OBJECTIVE
Your output is the lines from the first one to the one containing "from bokeh.resources import INLINE", repeated exactly, with images left out.

RECORDED INFORMATION
━━━━━━━━━━━━━━━━━━━━━━━━━━━━━━
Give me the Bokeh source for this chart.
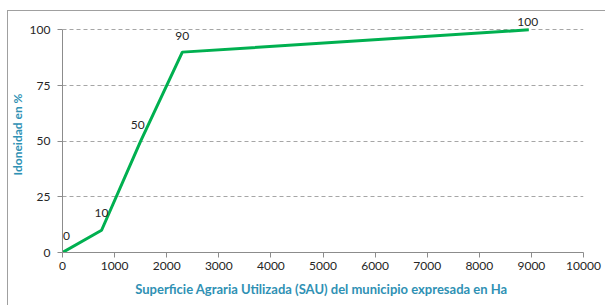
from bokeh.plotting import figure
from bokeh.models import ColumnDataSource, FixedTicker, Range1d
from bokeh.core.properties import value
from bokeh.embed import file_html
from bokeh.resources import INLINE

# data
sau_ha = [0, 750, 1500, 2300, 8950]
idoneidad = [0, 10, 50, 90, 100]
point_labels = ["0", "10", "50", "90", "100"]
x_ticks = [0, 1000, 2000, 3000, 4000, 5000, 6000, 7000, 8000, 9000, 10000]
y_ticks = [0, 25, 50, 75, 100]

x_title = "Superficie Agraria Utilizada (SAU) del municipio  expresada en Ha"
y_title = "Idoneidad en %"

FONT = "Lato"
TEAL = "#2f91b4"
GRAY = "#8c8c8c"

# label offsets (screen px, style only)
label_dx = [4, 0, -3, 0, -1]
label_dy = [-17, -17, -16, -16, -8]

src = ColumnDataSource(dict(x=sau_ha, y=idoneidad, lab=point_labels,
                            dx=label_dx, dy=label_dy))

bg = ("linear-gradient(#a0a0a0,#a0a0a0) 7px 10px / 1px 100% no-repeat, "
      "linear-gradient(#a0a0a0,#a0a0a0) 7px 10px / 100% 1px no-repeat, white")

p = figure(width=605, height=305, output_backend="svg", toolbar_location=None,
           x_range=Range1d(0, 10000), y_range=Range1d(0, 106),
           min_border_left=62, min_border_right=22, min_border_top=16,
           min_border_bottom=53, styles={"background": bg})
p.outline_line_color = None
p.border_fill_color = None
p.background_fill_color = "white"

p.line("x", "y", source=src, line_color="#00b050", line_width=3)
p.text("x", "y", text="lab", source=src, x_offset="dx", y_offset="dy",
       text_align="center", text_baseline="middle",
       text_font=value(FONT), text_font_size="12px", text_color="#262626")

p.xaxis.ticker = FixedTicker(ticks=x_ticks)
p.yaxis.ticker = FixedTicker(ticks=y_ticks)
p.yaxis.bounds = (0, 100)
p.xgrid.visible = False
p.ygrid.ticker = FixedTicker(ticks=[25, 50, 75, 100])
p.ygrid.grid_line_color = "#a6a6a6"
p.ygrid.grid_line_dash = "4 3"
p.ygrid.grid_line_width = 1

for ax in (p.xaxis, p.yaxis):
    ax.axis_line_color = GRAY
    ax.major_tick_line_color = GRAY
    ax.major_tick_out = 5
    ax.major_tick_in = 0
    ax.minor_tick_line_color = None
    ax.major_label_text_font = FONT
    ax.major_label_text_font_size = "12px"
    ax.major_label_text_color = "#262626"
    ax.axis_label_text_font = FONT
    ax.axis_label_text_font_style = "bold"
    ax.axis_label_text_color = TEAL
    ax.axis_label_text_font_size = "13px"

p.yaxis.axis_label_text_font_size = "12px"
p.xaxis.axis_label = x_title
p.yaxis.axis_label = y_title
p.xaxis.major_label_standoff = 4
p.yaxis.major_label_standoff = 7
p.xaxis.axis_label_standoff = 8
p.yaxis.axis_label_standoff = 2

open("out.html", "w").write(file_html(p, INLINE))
━━━━━━━━━━━━━━━━━━━━━━━━━━━━━━
RESPONSE BELOW
Give me the Bokeh source for this chart.
from bokeh.plotting import figure
from bokeh.models import ColumnDataSource, FixedTicker, Range1d
from bokeh.core.properties import value
from bokeh.embed import file_html
from bokeh.resources import INLINE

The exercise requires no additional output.